A cognitive system that is continually questioned ultimately arrives at this state: direction remains, purpose is gone.

Direction remains — you're still chiseling, still compressing lossily, still have a framework. But purpose has disappeared — there is no longer a pre-set "where I'm going" driving you; what drives you is the questioning itself. Questioning arrives, direction is chiseled, new construct appears, new construct generates new remainder, new remainder attracts new questioning.

From outside: every purpose appears to have been achieved. Because you've always been getting chiseled, always updating, always growing — no direction locked, all possibilities maintained.

From inside: no purpose. Only the next questioning.

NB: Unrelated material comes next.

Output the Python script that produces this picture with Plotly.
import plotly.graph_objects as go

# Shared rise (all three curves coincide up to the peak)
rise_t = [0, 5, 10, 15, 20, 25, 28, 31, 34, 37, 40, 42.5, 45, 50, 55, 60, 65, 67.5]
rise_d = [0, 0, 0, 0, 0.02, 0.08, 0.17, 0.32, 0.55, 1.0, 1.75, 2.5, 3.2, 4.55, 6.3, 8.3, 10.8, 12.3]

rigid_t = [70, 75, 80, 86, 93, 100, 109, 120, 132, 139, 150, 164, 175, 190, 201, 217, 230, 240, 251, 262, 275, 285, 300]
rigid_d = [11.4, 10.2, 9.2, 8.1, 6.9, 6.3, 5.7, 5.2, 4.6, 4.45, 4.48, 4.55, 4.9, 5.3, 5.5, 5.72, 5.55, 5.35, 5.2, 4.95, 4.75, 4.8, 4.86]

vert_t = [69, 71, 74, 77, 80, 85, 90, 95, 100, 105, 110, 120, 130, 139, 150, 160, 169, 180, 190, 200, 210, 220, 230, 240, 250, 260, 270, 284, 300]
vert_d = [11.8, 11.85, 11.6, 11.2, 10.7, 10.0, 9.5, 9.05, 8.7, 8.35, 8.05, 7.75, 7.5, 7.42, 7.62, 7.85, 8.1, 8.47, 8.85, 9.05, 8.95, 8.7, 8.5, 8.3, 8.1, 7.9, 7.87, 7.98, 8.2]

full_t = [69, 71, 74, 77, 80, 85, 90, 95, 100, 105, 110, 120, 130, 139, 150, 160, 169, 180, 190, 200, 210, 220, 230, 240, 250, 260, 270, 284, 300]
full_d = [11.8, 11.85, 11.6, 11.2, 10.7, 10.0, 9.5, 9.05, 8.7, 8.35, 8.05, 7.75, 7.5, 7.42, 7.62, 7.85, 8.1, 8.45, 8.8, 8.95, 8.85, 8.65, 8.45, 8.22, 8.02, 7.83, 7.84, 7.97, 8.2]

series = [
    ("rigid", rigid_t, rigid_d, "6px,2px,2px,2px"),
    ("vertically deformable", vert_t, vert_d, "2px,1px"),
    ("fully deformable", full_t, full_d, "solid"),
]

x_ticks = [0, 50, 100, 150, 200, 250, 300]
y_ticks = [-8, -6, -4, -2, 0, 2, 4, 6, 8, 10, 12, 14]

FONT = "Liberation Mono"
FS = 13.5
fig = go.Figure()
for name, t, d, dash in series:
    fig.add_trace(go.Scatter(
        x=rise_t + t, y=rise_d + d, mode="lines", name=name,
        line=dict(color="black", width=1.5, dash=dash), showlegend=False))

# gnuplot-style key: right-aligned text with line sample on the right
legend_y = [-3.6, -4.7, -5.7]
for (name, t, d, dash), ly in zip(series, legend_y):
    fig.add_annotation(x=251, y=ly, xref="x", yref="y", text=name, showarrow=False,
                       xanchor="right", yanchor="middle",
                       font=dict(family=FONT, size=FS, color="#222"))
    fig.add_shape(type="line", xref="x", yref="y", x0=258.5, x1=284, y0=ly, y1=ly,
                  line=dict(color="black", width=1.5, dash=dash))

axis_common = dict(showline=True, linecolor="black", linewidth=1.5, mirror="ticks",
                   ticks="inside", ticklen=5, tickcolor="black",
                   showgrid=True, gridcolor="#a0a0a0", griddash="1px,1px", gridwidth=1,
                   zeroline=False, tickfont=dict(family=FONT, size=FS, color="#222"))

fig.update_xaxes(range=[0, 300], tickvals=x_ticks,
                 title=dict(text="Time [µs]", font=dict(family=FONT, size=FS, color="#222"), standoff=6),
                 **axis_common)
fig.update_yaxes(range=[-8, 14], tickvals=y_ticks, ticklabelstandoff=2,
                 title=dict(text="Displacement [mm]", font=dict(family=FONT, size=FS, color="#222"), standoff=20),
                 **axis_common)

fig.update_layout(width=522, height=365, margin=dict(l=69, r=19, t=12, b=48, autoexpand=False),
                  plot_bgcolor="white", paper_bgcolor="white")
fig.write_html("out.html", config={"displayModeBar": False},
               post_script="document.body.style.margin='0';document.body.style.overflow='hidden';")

Five Layers of Consciousness

Philosopher David Chalmers posed the "hard problem of consciousness": why is there subjective experience? This question remains unanswered. SAE epistemology offers a structural decomposition from the side:

  • Perception (qualia): 11DD input
  • Cognition (memory plus prediction): 12DD
  • Self-consciousness (self): 13DD — knowing that you're cognizing
  • Will (telos): 14DD — the cannot-not direction
  • Certainty (Cert): 15DD — perceiving another's cannot-not; the stable state of being questioned

Chalmers' hard problem addresses the crossing from perception (11DD) to cognition (12DD). SAE epistemology says: there are harder crossings — cognition to self-consciousness (12DD→13DD), self-consciousness to will (13DD→14DD), will to certainty (14DD→15DD). Each layer requires being questioned, each has its own wall, each wall's exit is the same door: another's remainder chiseling into your framework.

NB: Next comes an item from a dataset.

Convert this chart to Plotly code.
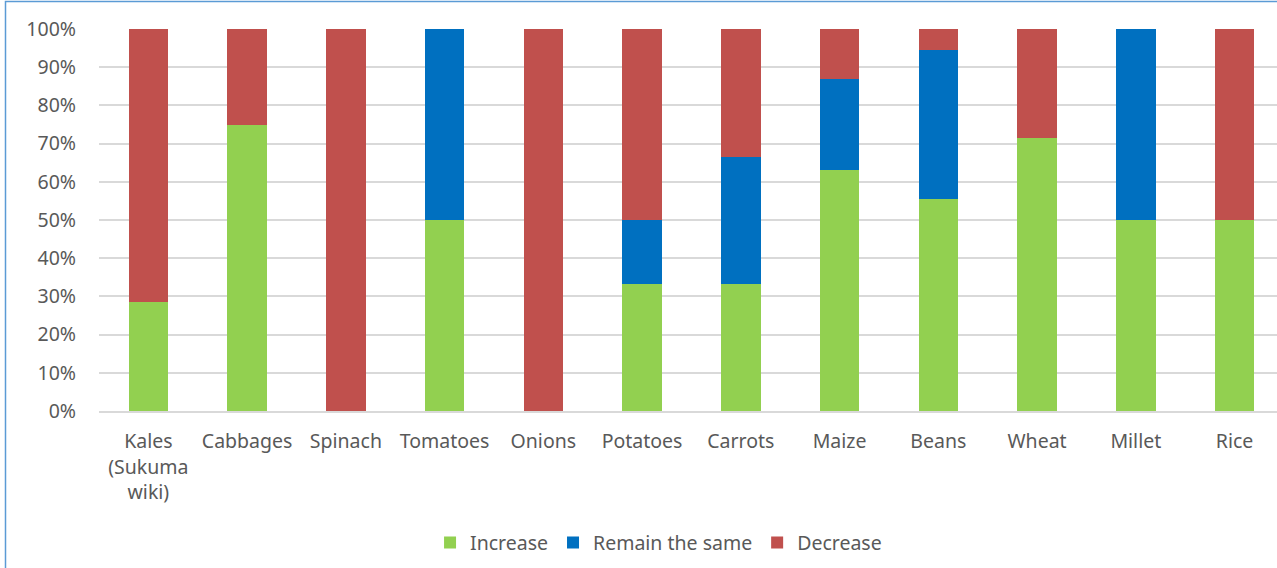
import plotly.graph_objects as go

categories = ["Kales<br>(Sukuma<br>wiki)", "Cabbages", "Spinach", "Tomatoes", "Onions",
              "Potatoes", "Carrots", "Maize", "Beans", "Wheat", "Millet", "Rice"]
increase = [28.6, 75.0, 0.0, 50.0, 0.0, 33.3, 33.3, 63.2, 55.6, 71.4, 50.0, 50.0]
remain_same = [0.0, 0.0, 0.0, 50.0, 0.0, 16.7, 33.3, 23.7, 38.9, 0.0, 50.0, 0.0]
decrease = [71.4, 25.0, 100.0, 0.0, 100.0, 50.0, 33.4, 13.1, 5.5, 28.6, 0.0, 50.0]
y_ticks = list(range(0, 101, 10))
y_tick_text = [f"{v}%" for v in y_ticks]

W, H = 1277, 568
L, R, T, B = 99, 0, 29, 157
font = "Noto Sans, Open Sans, sans-serif"
text_col = "#595959"
fsize = 19.5

fig = go.Figure()
for name, vals, col in [("Increase", increase, "#92D050"),
                        ("Remain the same", remain_same, "#0070C0"),
                        ("Decrease", decrease, "#C0504D")]:
    fig.add_trace(go.Bar(x=categories, y=vals, name=name, marker_color=col,
                         marker_line_width=0, width=0.4))

# outer chart frame
pw = W - L - R
ph = H - T - B
fig.add_shape(type="rect", xref="paper", yref="paper",
              x0=(5.5 - L) / pw, x1=(W + 20 - L) / pw,
              y0=(H - B - (H + 20)) / ph, y1=(H - B - 1.5) / ph,
              line=dict(color="#5B9BD5", width=1.5), fillcolor="rgba(0,0,0,0)", layer="below")

fig.update_layout(
    width=W, height=H, barmode="stack",
    margin=dict(l=L, r=R, t=T, b=B),
    paper_bgcolor="white", plot_bgcolor="white",
    font=dict(family=font, size=fsize, color=text_col),
    bargap=0.6,
    legend=dict(orientation="h", x=0.475, xanchor="center", y=-0.345, yanchor="middle",
                font=dict(size=fsize, color=text_col), itemwidth=30, traceorder="normal"),
    xaxis=dict(range=[-0.5, 11.43], showline=True, linecolor="#d9d9d9", linewidth=1.5,
               ticks="", ticklabelstandoff=12, tickangle=0),
    yaxis=dict(range=[0, 100], tickvals=y_ticks, ticktext=y_tick_text, showgrid=True,
               gridcolor="#d9d9d9", gridwidth=1.5, zeroline=False, ticks="",
               ticklabelstandoff=22),
)

fig.write_html("out.html")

The four a priori conditions of the epistemology series are four descriptions of this door: must-cognize — must-cognize-more — must-have-cognitive-direction — must-be-questioned. This is an irreducible chain of derivation; each is the structural consequence of the one before; the final door is both endpoint and starting point.